President-Elect, LACBA;

Founding and Managing Partner, Kabateck Brown Kellner LLP,

 

Mike Meyer’s track record of professional success is well known. What may be less well known is his indomitable spirit. At a time in his life when he had earned the right to reflect on his success, he took on the formidable task of leading the LA County Bar out of its downward spiral and onto a path to success. He has done so with a quiet strength and a focus on bringing people together. Under just 6 months of his leadership, the LA County Bar has begun to transform itself. His commitment and dedication are unparalleled, and he does it all while being the ultimate gentleman.

 

Susan Booth

Partner, Holland & Knight LLP,

 

Mike Meyer is a guy you want to know. That’s because besides being a great lawyer, he is just a lot of fun.

Many years ago when I was just out of law school, Mike took me to meet a client at the race track where we had lunch. It was a hot day, and I hung my suit coat on my chair.
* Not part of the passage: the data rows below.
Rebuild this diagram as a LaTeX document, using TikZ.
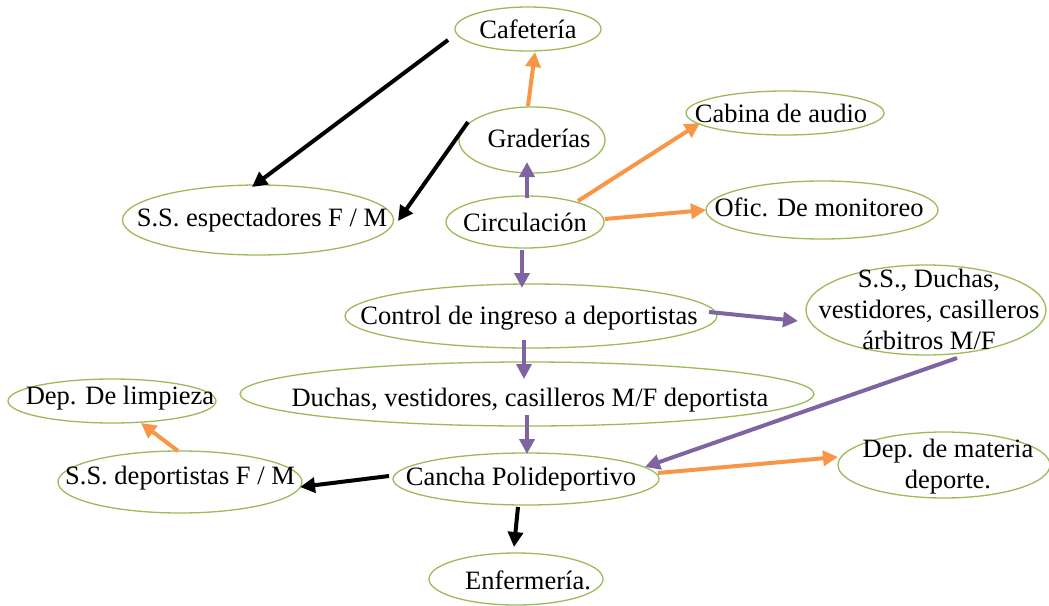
\documentclass[tikz,border=0pt]{standalone}
\usepackage{fontspec}
\setmainfont{Liberation Serif}
\usetikzlibrary{arrows.meta,shapes.geometric}
\definecolor{ovalgreen}{HTML}{9BBB59}
\definecolor{arrorange}{HTML}{F79646}
\definecolor{arrpurple}{HTML}{8064A2}
\tikzset{
  oval/.style={ellipse, draw=ovalgreen, line width=1.3pt, inner sep=0pt},
  txt/.style={font=\fontsize{26.5}{31}\selectfont, inner sep=0pt, align=center},
  conn/.style={line width=4pt, -{Triangle[length=15pt,width=15pt]}},
  orangearr/.style={conn, draw=arrorange, fill=arrorange},
  purplearr/.style={conn, draw=arrpurple, fill=arrpurple},
  blackarr/.style={conn, draw=black, fill=black},
}
\begin{document}
\begin{tikzpicture}[x=1pt,y=-1pt]
\useasboundingbox (0,0) rectangle (1049,605);
% ovals
\node[oval, minimum width=146pt, minimum height=44pt,
  label={[txt]center:Cafetería}] (caf) at (528,29) {};
\node[oval, minimum width=146pt, minimum height=66pt,
  label={[txt,xshift=7pt,yshift=2pt]center:Graderías}] (grad) at (532,140) {};
\node[oval, minimum width=158pt, minimum height=52pt,
  label={[txt]center:Circulación}] (circ) at (525,222) {};
\node[oval, minimum width=271pt, minimum height=70pt,
  label={[txt,xshift=4pt]center:S.S. espectadores F / M}] (sse) at (258,220) {};
\node[oval, minimum width=198pt, minimum height=44pt,
  label={[txt,xshift=-4pt]center:Cabina de audio}] (cab) at (785,113) {};
\node[oval, minimum width=232pt, minimum height=58pt,
  label={[txt,xshift=-3pt,yshift=3pt]center:Ofic. De monitoreo}] (ofic) at (822,210) {};
\node[oval, minimum width=372pt, minimum height=64pt,
  label={[txt,xshift=-2pt,yshift=-2pt]center:Control de ingreso a deportistas}] (ctrl) at (531,316) {};
\node[oval, minimum width=240pt, minimum height=90pt,
  label={[txt,xshift=3pt,yshift=1pt]center:S.S., Duchas,\\vestidores, casilleros\\árbitros M/F}] (ssd) at (926,310) {};
\node[oval, minimum width=574pt, minimum height=64pt,
  label={[txt,xshift=3pt,yshift=-6pt]center:Duchas, vestidores, casilleros M/F deportista}] (duch) at (527,394) {};
\node[oval, minimum width=208pt, minimum height=44pt,
  label={[txt,xshift=8pt,yshift=3pt]center:Dep. De limpieza}] (limp) at (112,401) {};
\node[oval, minimum width=244pt, minimum height=62pt,
  label={[txt,yshift=4pt]center:S.S. deportistas F / M}] (ssdep) at (180,482) {};
\node[oval, minimum width=266pt, minimum height=52pt,
  label={[txt,xshift=-5pt]center:Cancha Polideportivo}] (cancha) at (526,479) {};
\node[oval, minimum width=212pt, minimum height=66pt,
  label={[txt,xshift=4pt,yshift=-2pt]center:Dep. de materia\\deporte.}] (mat) at (944,465) {};
\node[oval, minimum width=174pt, minimum height=52pt,
  label={[txt,xshift=12pt,yshift=-1pt]center:Enfermería.}] (enf) at (516,579) {};
% connectors
\draw[blackarr] ([shift={(-80,11)}]caf.center) -- ([shift={(-6,-33)}]sse.center);
\draw[blackarr] ([shift={(-64,-18)}]grad.center) -- ([shift={(140,1)}]sse.center);
\draw[orangearr] ([shift={(-4,-34)}]grad.center) -- ([shift={(7,23)}]caf.center);
\draw[purplearr] ([shift={(2,-24)}]circ.center) -- ([shift={(-5,22)}]grad.center);
\draw[orangearr] ([shift={(53,-21)}]circ.center) -- ([shift={(-85,10)}]cab.center);
\draw[orangearr] ([shift={(80,-3)}]circ.center) -- ([shift={(-116,0)}]ofic.center);
\draw[purplearr] ([shift={(-3,28)}]circ.center) -- ([shift={(-9,-28)}]ctrl.center);
\draw[purplearr] ([shift={(-7,24)}]ctrl.center) -- ([shift={(-3,-15)}]duch.center);
\draw[purplearr] ([shift={(178,-4)}]ctrl.center) -- ([shift={(-128,11)}]ssd.center);
\draw[purplearr] ([shift={(0,21)}]duch.center) -- ([shift={(1,-25)}]cancha.center);
\draw[purplearr] ([shift={(31,48)}]ssd.center) -- ([shift={(119,-12)}]cancha.center);
\draw[orangearr] ([shift={(132,-6)}]cancha.center) -- ([shift={(-106,-8)}]mat.center);
\draw[blackarr] ([shift={(-137,-3)}]cancha.center) -- ([shift={(120,5)}]ssdep.center);
\draw[orangearr] ([shift={(-2,-31)}]ssdep.center) -- ([shift={(29,22)}]limp.center);
\draw[blackarr] ([shift={(-8,28)}]cancha.center) -- ([shift={(-2,-32)}]enf.center);
\end{tikzpicture}
\end{document}
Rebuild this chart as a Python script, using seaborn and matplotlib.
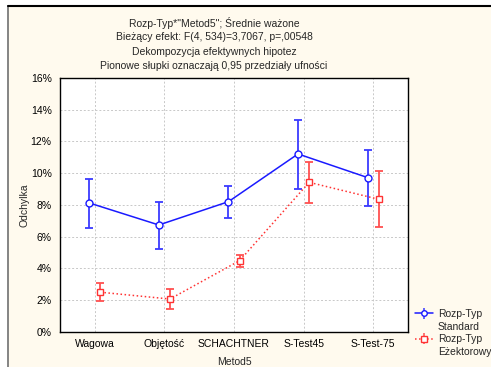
import numpy as np
import pandas as pd
import matplotlib
matplotlib.use("Agg")
import matplotlib.pyplot as plt
from matplotlib.patches import Rectangle
from matplotlib.lines import Line2D
import seaborn as sns

categories = ["Wagowa", "Objętość", "SCHACHTNER", "S-Test45", "S-Test-75"]
std_mean = [8.12, 6.73, 8.20, 11.21, 9.72]
std_low = [6.54, 5.24, 7.15, 8.98, 7.91]
std_high = [9.65, 8.18, 9.19, 13.38, 11.46]
eje_mean = [2.49, 2.06, 4.48, 9.42, 8.35]
eje_low = [1.94, 1.45, 4.08, 8.10, 6.59]
eje_high = [3.07, 2.69, 4.86, 10.73, 10.12]
series = ["Rozp-Typ\nStandard", "Rozp-Typ\nEżektorowy"]
yticks = [0, 2, 4, 6, 8, 10, 12, 14, 16]

sns.set_theme(style="white")
plt.rcParams['font.family'] = ['Liberation Sans', 'DejaVu Sans']
FS = 7.5

fig = plt.figure(figsize=(4.91, 3.67), dpi=100)
fig.patch.set_facecolor("white")
fig.patches.append(Rectangle((8/491, 0), 1, 1 - 6/367, transform=fig.transFigure,
                             facecolor="#FFFAEE", edgecolor="none", zorder=-10))
fig.add_artist(Line2D([7.5/491, 7.5/491], [0, 1 - 5.5/367], transform=fig.transFigure,
                      color="#707070", lw=1.2))
fig.add_artist(Line2D([7.5/491, 1], [1 - 5.5/367, 1 - 5.5/367], transform=fig.transFigure,
                      color="black", lw=1.5))

ax = fig.add_axes([60/491, 1 - 331.7/367, (408 - 60)/491, (331.7 - 78)/367])
ax.set_facecolor("white")

off = 0.08
xs = np.arange(len(categories))
df = pd.DataFrame({
    "x": np.concatenate([xs - off, xs + off]),
    "y": std_mean + eje_mean,
    "lo": std_low + eje_low,
    "hi": std_high + eje_high,
    "series": [series[0]] * 5 + [series[1]] * 5,
})

colors = {series[0]: "#1a1aff", series[1]: "#ff3333"}
ecolors = {series[0]: "#3a3aff", series[1]: "#ff5050"}
styles = {series[0]: "-", series[1]: ":"}
markers = {series[0]: "o", series[1]: "s"}

for s in series:
    d = df[df["series"] == s]
    ax.errorbar(d["x"], d["y"], yerr=[d["y"] - d["lo"], d["hi"] - d["y"]],
                fmt="none", ecolor=ecolors[s], elinewidth=1.3, capsize=3, capthick=1.3, zorder=2)
    sns.lineplot(data=d, x="x", y="y", ax=ax, color=colors[s], linestyle=styles[s],
                 lw=1.1, marker=markers[s], markersize=5, markerfacecolor="white",
                 markeredgecolor=colors[s], markeredgewidth=1.0, zorder=3, legend=False)

ax.set_xlim(-0.5, 4.5)
ax.set_ylim(0, 16)
ax.set_xticks(xs)
ax.set_xticklabels(categories)
ax.set_yticks(yticks)
ax.set_yticklabels([f"{t}%" for t in yticks])
ax.grid(True, color="#c8c8c8", linestyle=(0, (2, 2)), lw=0.7)
ax.set_axisbelow(True)
for sp in ax.spines.values():
    sp.set_color("black")
    sp.set_linewidth(1.0)
ax.tick_params(axis="both", labelsize=FS, colors="black", length=0, pad=6)
ax.tick_params(axis="x", pad=5)
ax.set_xlabel("Metod5", fontsize=FS, labelpad=6)
ax.set_ylabel("Odchylka", fontsize=FS, labelpad=1)

titles = ["Rozp-Typ*\"Metod5\"; Średnie ważone",
          "Bieżący efekt: F(4, 534)=3,7067, p=,00548",
          "Dekompozycja efektywnych hipotez",
          "Pionowe słupki oznaczają 0,95 przedziały ufności"]
for i, t in enumerate(titles):
    fig.text(214/491, 1 - (23 + i * 14.3)/367, t, ha="center", va="center", fontsize=FS)

handles = []
labels = []
for s in series:
    h = ax.errorbar([], [], yerr=[], color=colors[s], ecolor=ecolors[s], linestyle=styles[s],
                    marker=markers[s], markersize=4, markerfacecolor="white",
                    markeredgecolor=colors[s], capsize=3, lw=1.1)
    first, second = s.split("\n")
    handles += [h, Line2D([], [], color="none")]
    labels += [first, second]
leg = fig.legend(handles, labels, loc="upper left", bbox_to_anchor=(415/491, 1 - 309/367),
                 fontsize=FS, frameon=False, handlelength=1.7, labelspacing=0.25,
                 handletextpad=0.5, borderaxespad=0, borderpad=0)

fig.savefig("out.png", dpi=100)
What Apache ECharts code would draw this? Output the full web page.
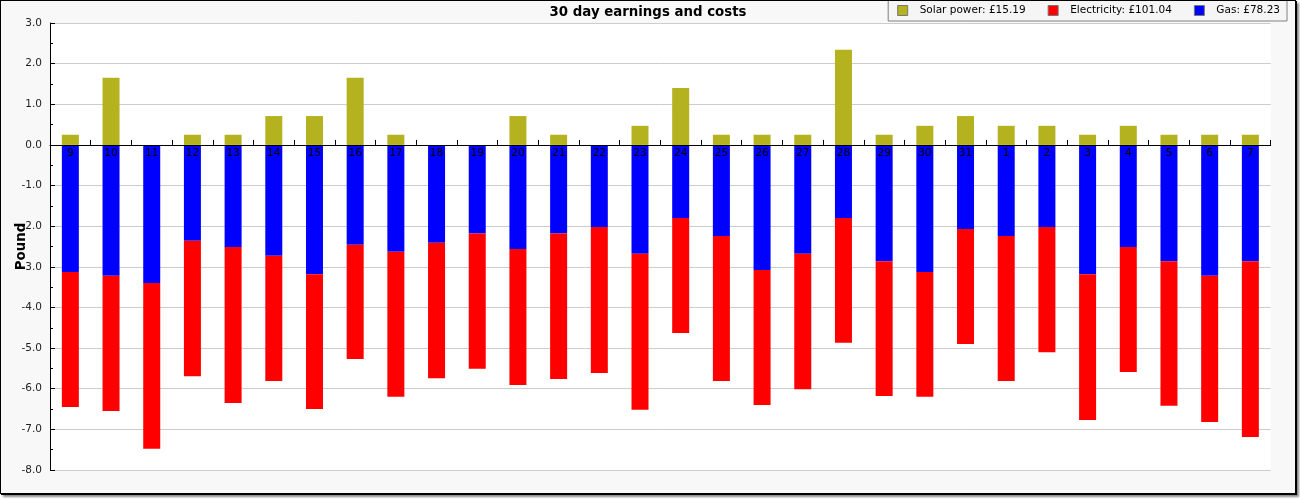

At the end of lunch, I picked up my coat and a load of silverware fell out of the pockets.

Mike looked at me. “What?” he asked as the waiters and client stared. “You have to take the silverware? Don’t we pay you enough?” Then everyone broke out in laughter.

That was the first of many pranks he played on me—and I reciprocated. We just had fun. And as a mentor, I still remember Mike going to a meeting of tenants and watching him take over the discussions to put his client in the best position, focused on achieving a successful result. He;s simply an exceptional lawyer and a terrific guy.

Timothy Reuben

Managing Principal/CEO, Reuben Raucher & Blum,

 

Mike Meyer is an awesome excellent lawyer and one with a strong commitment to social justice. We are fortunate to have him in our community.